Почему уже после чтения Соней Евангелия Раскольников отнюдь не «воскресает» к новой жизни, но возвращается к мысли о власти «над всей дрожащею тварью и над всем муравейником» как своей «цели»? Испытания героя – как раз в соответствии с литургическим циклом – еще далеко не закончены, его «наказание» растягивается вплоть до финала. однако одновременно этот «путь» героя становится, начиная с рассматриваемого эпизода, уже своего рода паломничеством к Пасхе, к «новой жизни», что укореняет Раскольникова в определенной духовной традиции, имманентной русской словесности.

Испытания не закончены и для Сони.
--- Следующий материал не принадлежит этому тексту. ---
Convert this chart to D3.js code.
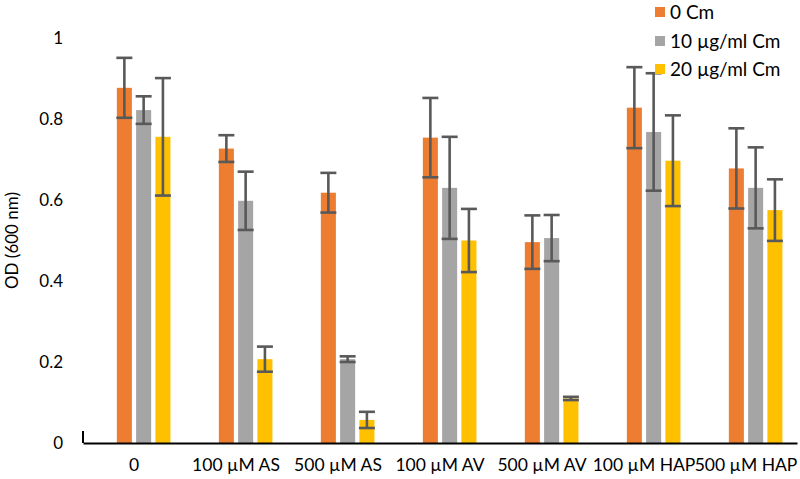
<!DOCTYPE html>
<html>
<head>
<meta charset="utf-8">
<script src="https://cdn.jsdelivr.net/npm/d3@7"></script>
<style>
  body { margin: 0; background: #fff; }
  svg { font-family: Lato, "Open Sans", sans-serif; }
</style>
</head>
<body>
<svg></svg>
<script>
let categories = ['0', '100 \u00b5M AS', '500 \u00b5M AS', '100 \u00b5M AV', '500 \u00b5M AV', '100 \u00b5M HAP', '500 \u00b5M HAP'];
let series = ['0 Cm', '10 \u00b5g/ml Cm', '20 \u00b5g/ml Cm'];
let colors = ['#ED7D31', '#A5A5A5', '#FFC000'];

// bar heights and error (+/-) per series
let cm0 = [0.877, 0.727, 0.618, 0.754, 0.496, 0.828, 0.678];
let cm0Err = [0.074, 0.033, 0.049, 0.098, 0.066, 0.100, 0.099];
let cm10 = [0.822, 0.598, 0.207, 0.630, 0.506, 0.768, 0.630];
let cm10Err = [0.034, 0.072, 0.007, 0.126, 0.057, 0.145, 0.100];
let cm20 = [0.756, 0.207, 0.057, 0.500, 0.110, 0.697, 0.575];
let cm20Err = [0.145, 0.031, 0.020, 0.078, 0.004, 0.112, 0.076];

let yTicks = [0, 0.2, 0.4, 0.6, 0.8, 1];

let width = 800;
let height = 479;

let svg = d3.select('svg').attr('width', width).attr('height', height);

let values = [cm0, cm10, cm20];
let errors = [cm0Err, cm10Err, cm20Err];
let bars = [];
categories.forEach((cat, i) => {
  series.forEach((s, j) => {
    bars.push({cat: cat, series: s, color: colors[j], value: values[j][i], err: errors[j][i]});
  });
});

let xScale = d3.scaleBand().domain(categories).range([83, 797]);
// excel leaves an empty first slot in each cluster
let slotScale = d3.scaleBand().domain(['', ...series]).
  range([0, xScale.bandwidth()]).
  paddingInner(0.22).
  paddingOuter(0.755);
let yScale = d3.scaleLinear().domain([0, 1]).range([443, 38]);

let barX = d => xScale(d.cat) + slotScale(d.series);
let barMid = d => barX(d) + slotScale.bandwidth() / 2;

svg.selectAll('rect.bar').
  data(bars).
  enter().
  append('rect').
  attr('class', 'bar').
  attr('x', barX).
  attr('width', slotScale.bandwidth()).
  attr('y', d => yScale(d.value)).
  attr('height', d => yScale(0) - yScale(d.value)).
  attr('fill', d => d.color);

// error bars
let err = svg.append('g').attr('stroke', '#595959').attr('stroke-width', 2.6);
err.selectAll('line.stem').
  data(bars).
  enter().
  append('line').
  attr('x1', barMid).
  attr('x2', barMid).
  attr('y1', d => yScale(d.value + d.err)).
  attr('y2', d => yScale(d.value - d.err));
['top', 'bottom'].forEach(side => {
  err.selectAll('line.' + side).
    data(bars).
    enter().
    append('line').
    attr('class', side).
    attr('x1', d => barMid(d) - 8).
    attr('x2', d => barMid(d) + 8).
    attr('y1', d => yScale(side == 'top' ? d.value + d.err : d.value - d.err)).
    attr('y2', d => yScale(side == 'top' ? d.value + d.err : d.value - d.err));
});

// axes
let xAxis = d3.axisBottom(xScale).tickSize(0).tickPadding(16);
let gx = svg.append('g').
  attr('transform', 'translate(0, ' + yScale(0) + ')').
  call(xAxis);
gx.select('.domain').attr('stroke', '#000').attr('stroke-width', 2);
gx.selectAll('text').attr('font-size', 17.5).attr('fill', '#000').attr('font-family', 'Lato');

svg.append('line').
  attr('x1', xScale.range()[0]).
  attr('x2', xScale.range()[0]).
  attr('y1', yScale(0) - 12).
  attr('y2', yScale(0)).
  attr('stroke', '#000').
  attr('stroke-width', 2);

let yAxis = d3.axisLeft(yScale).tickValues(yTicks).tickSize(0).tickPadding(0).tickFormat(d => String(d));
let gy = svg.append('g').
  attr('transform', 'translate(63, 0)').
  call(yAxis);
gy.select('.domain').remove();
gy.selectAll('text').attr('font-size', 17).attr('fill', '#000').attr('font-family', 'Lato');

svg.append('text').
  attr('transform', 'translate(18, ' + yScale(0.5) + ') rotate(-90)').
  attr('text-anchor', 'middle').
  attr('font-size', 17).
  text('OD (600 nm)');

// legend
let legend = svg.append('g');
let legendY = [12, 41, 69];
series.forEach((s, j) => {
  legend.append('rect').
    attr('x', 655).
    attr('y', legendY[j] - 5).
    attr('width', 10).
    attr('height', 10).
    attr('fill', colors[j]);
  legend.append('text').
    attr('x', 670).
    attr('y', legendY[j]).
    attr('dy', '0.35em').
    attr('font-size', 19).
    text(s);
});
</script>
</body>
</html>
Очень часто при анализе этого романа упускается из виду, что сама Соня до евангельского чтения также характеризует Раскольникова именно как сумасшедшего.
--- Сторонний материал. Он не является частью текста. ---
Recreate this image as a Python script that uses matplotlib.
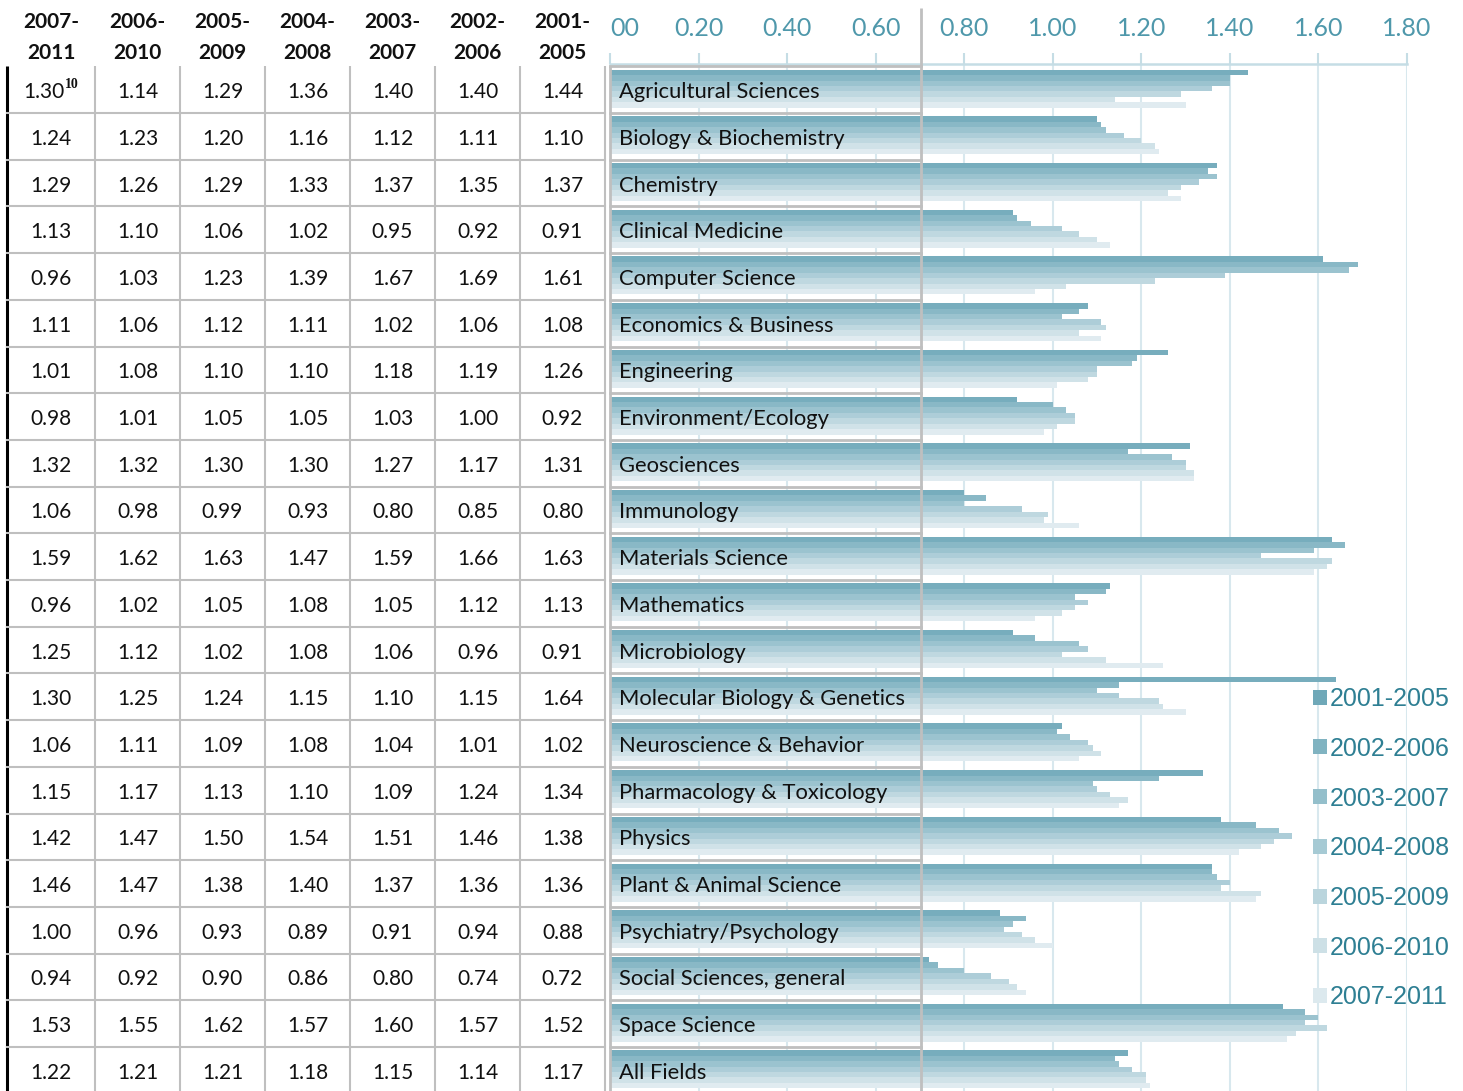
import matplotlib
matplotlib.use("Agg")
import matplotlib.pyplot as plt
from matplotlib.transforms import blended_transform_factory

categories = ["Agricultural Sciences", "Biology & Biochemistry", "Chemistry", "Clinical Medicine",
              "Computer Science", "Economics & Business", "Engineering", "Environment/Ecology",
              "Geosciences", "Immunology", "Materials Science", "Mathematics", "Microbiology",
              "Molecular Biology & Genetics", "Neuroscience & Behavior", "Pharmacology & Toxicology",
              "Physics", "Plant & Animal Science", "Psychiatry/Psychology", "Social Sciences, general",
              "Space Science", "All Fields"]

periods = ["2001-2005", "2002-2006", "2003-2007", "2004-2008", "2005-2009", "2006-2010", "2007-2011"]
header_labels = ["2007-\n2011", "2006-\n2010", "2005-\n2009", "2004-\n2008", "2003-\n2007", "2002-\n2006", "2001-\n2005"]

v2007_2011 = [1.30, 1.24, 1.29, 1.13, 0.96, 1.11, 1.01, 0.98, 1.32, 1.06, 1.59, 0.96, 1.25, 1.30, 1.06, 1.15, 1.42, 1.46, 1.00, 0.94, 1.53, 1.22]
v2006_2010 = [1.14, 1.23, 1.26, 1.10, 1.03, 1.06, 1.08, 1.01, 1.32, 0.98, 1.62, 1.02, 1.12, 1.25, 1.11, 1.17, 1.47, 1.47, 0.96, 0.92, 1.55, 1.21]
v2005_2009 = [1.29, 1.20, 1.29, 1.06, 1.23, 1.12, 1.10, 1.05, 1.30, 0.99, 1.63, 1.05, 1.02, 1.24, 1.09, 1.13, 1.50, 1.38, 0.93, 0.90, 1.62, 1.21]
v2004_2008 = [1.36, 1.16, 1.33, 1.02, 1.39, 1.11, 1.10, 1.05, 1.30, 0.93, 1.47, 1.08, 1.08, 1.15, 1.08, 1.10, 1.54, 1.40, 0.89, 0.86, 1.57, 1.18]
v2003_2007 = [1.40, 1.12, 1.37, 0.95, 1.67, 1.02, 1.18, 1.03, 1.27, 0.80, 1.59, 1.05, 1.06, 1.10, 1.04, 1.09, 1.51, 1.37, 0.91, 0.80, 1.60, 1.15]
v2002_2006 = [1.40, 1.11, 1.35, 0.92, 1.69, 1.06, 1.19, 1.00, 1.17, 0.85, 1.66, 1.12, 0.96, 1.15, 1.01, 1.24, 1.46, 1.36, 0.94, 0.74, 1.57, 1.14]
v2001_2005 = [1.44, 1.10, 1.37, 0.91, 1.61, 1.08, 1.26, 0.92, 1.31, 0.80, 1.63, 1.13, 0.91, 1.64, 1.02, 1.34, 1.38, 1.36, 0.88, 0.72, 1.52, 1.17]

xticks = [0.0, 0.2, 0.4, 0.6, 0.8, 1.0, 1.2, 1.4, 1.6, 1.8]
# the first tick label is cut off at the left edge in the original ("0.00" -> "00")
xtick_labels = ["00", "0.20", "0.40", "0.60", "0.80", "1.00", "1.20", "1.40", "1.60", "1.80"]

# bar order top -> bottom within each group
series = [v2001_2005, v2002_2006, v2003_2007, v2004_2008, v2005_2009, v2006_2010, v2007_2011]
# table column order left -> right
table_cols = [v2007_2011, v2006_2010, v2005_2009, v2004_2008, v2003_2007, v2002_2006, v2001_2005]

colors = ['#77adbd', '#89b8c6', '#9bc3cf', '#adcdd8', '#bfd8e0', '#d0e2e8', '#e0ebf0']
legend_colors = ['#6fa8b8', '#80b3c1', '#94bfcb', '#a6cad4', '#bad5dd', '#cde0e6', '#dce9ee']

W, H = 1463, 1091
fig = plt.figure(figsize=(W / 100, H / 100), dpi=100)
fig.patch.set_facecolor('white')

ROW0 = 66.3
ROWH = 46.7
CH_L, CH_R, CH_T = 610, 1407, 64

# ---- chart axes ----
ax = fig.add_axes([CH_L / W, 0, (CH_R - CH_L) / W, 1 - CH_T / H])
ax.set_xlim(0, 1.8)
ax.set_ylim((H - ROW0) / ROWH, (CH_T - ROW0) / ROWH)
ax.set_facecolor('none')

nser = len(series)
g0, g1 = 0.072, 0.885
bh = (g1 - g0) / nser
handles = []
for j, vals in enumerate(series):
    ys = [i + g0 + bh * (j + 0.5) for i in range(len(categories))]
    b = ax.barh(ys, vals, height=bh, color=colors[j], edgecolor='none', zorder=2, label=periods[j])
    handles.append(b)

ax.set_xticks(xticks)
ax.tick_params(axis='x', top=True, bottom=False, labeltop=False, labelbottom=False,
               direction='out', length=8, width=1.5, color='#c5dde5')
ax.set_yticks([])
for s in ['left', 'right', 'bottom']:
    ax.spines[s].set_visible(False)
ax.spines['top'].set_color('#c5dde5')
ax.spines['top'].set_linewidth(1.8)
ax.xaxis.grid(True, color='#d8e8ee', linewidth=1.5, zorder=0)
ax.set_axisbelow(True)

tr = blended_transform_factory(ax.transData, fig.transFigure)
for k, (xv, lab) in enumerate(zip(xticks, xtick_labels)):
    ax.text(xv, 1 - 28 / H, lab, transform=tr, ha='left' if k == 0 else 'center', va='center',
            fontsize=18, family='Lato', color='#4f98ab')

leg = ax.legend(handles=handles, loc='upper left', bbox_to_anchor=(1313 / W, 1 - 687 / H),
                bbox_transform=fig.transFigure, frameon=False,
                prop={'family': 'Liberation Sans', 'size': 18},
                handlelength=0.55, handleheight=0.55, handletextpad=0.12, labelspacing=1.03,
                borderaxespad=0, borderpad=0)
for txt in leg.get_texts():
    txt.set_color('#2e7f93')
for h, c in zip(leg.legend_handles, legend_colors):
    h.set_facecolor(c)

# ---- overlay axes (table, labels, borders) ----
ov = fig.add_axes([0, 0, 1, 1], facecolor='none')
ov.set_xlim(0, W)
ov.set_ylim(H, 0)
ov.axis('off')

col_edges = [7, 95, 180, 265, 350, 435, 520, 605]
grey = '#bfbfbf'
nrows = len(categories)
TY = 2.5  # vertical text offset
# header
for k, lab in enumerate(header_labels):
    cx = (col_edges[k] + col_edges[k + 1]) / 2
    ov.text(cx, 37.5, lab, ha='center', va='center', fontsize=15, fontweight='bold',
            family='Lato', color='#111111', linespacing=1.65)

# table values
for i in range(nrows):
    cy = ROW0 + ROWH * (i + 0.5) + TY
    for k, col in enumerate(table_cols):
        cx = (col_edges[k] + col_edges[k + 1]) / 2
        s = f"{col[i]:.2f}"
        if i == 0 and k == 0:
            ov.text(cx - 7, cy, s, ha='center', va='center', fontsize=15, family='Lato', color='#111111')
            ov.text(cx + 14, cy - 8, "10", ha='left', va='center', fontsize=10, fontweight='bold',
                    family='Liberation Serif', color='#111111')
        else:
            ov.text(cx, cy, s, ha='center', va='center', fontsize=15, family='Lato', color='#111111')
    ov.text(619, cy, categories[i], ha='left', va='center', fontsize=15.8, family='Lato', color='#111111')

# grid lines of the table
bottom = ROW0 + ROWH * nrows
for x in col_edges[1:]:
    ov.plot([x, x], [ROW0, bottom], color=grey, lw=1.5, solid_capstyle='butt')
ov.plot([col_edges[0], col_edges[0]], [ROW0, bottom], color='black', lw=2.2, solid_capstyle='butt')
for i in range(1, nrows + 1):
    y = ROW0 + ROWH * i
    ov.plot([col_edges[0], col_edges[-1]], [y, y], color=grey, lw=1.5)
# label column borders
LC_L, LC_R = 610, 921
for i in range(0, nrows + 1):
    y = ROW0 + ROWH * i
    ov.plot([LC_L, LC_R], [y, y], color=grey, lw=2)
ov.plot([LC_L, LC_L], [ROW0, bottom], color=grey, lw=2, solid_capstyle='butt')
ov.plot([LC_R, LC_R], [8, bottom], color=grey, lw=2, solid_capstyle='butt')

fig.savefig('out.png', dpi=100, facecolor='white')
Таким образом, автором как бы намеренно демонстрируется по крайней мере 2 полярных контекста понимания веры в чудо воскресения, о котором говорит евангельский текст: 1) как некое недолжное утопическое упование, вариант помешательства, психический аффект, от которого надлежит рационально освободиться; 2) как единственная возможность для Раскольникова и Сони преодолеть собственные прегрешения. В одном случае предполагается внешнее воздействие на действительность, во втором – внутреннее прозрение.

Однако далеко не случайно, что сама возможность этого прозрения наступает в результате не индивидуального чтения Евангелия, но именно совместного чтения.

Соня и Раскольников «не знают», что их разговор «подслуживается» двумя субъектами. Причем этот диалог «нравится» не только читателю, но и герою. Возникает эффект театрального зрелища с актерами и зрителем. Свидригайлов прослушивает исповедь героев, а также и само евангельское чтение, будучи отделен от их мира этической и даже пространственной дистанцией: закрытой дверью.

Надо полагать, чтение Евангелия является испытанием не только для героев, предоставляя им христианскую свободу пути, но и для читателя.

Сама структура романа, оставляя полную свободу читателю и исследователю в толковании текста, все-таки имеет имплицитно весьма жесткие векторы пути: свободу пасхального воскресения и свободу самоубийственной гибели.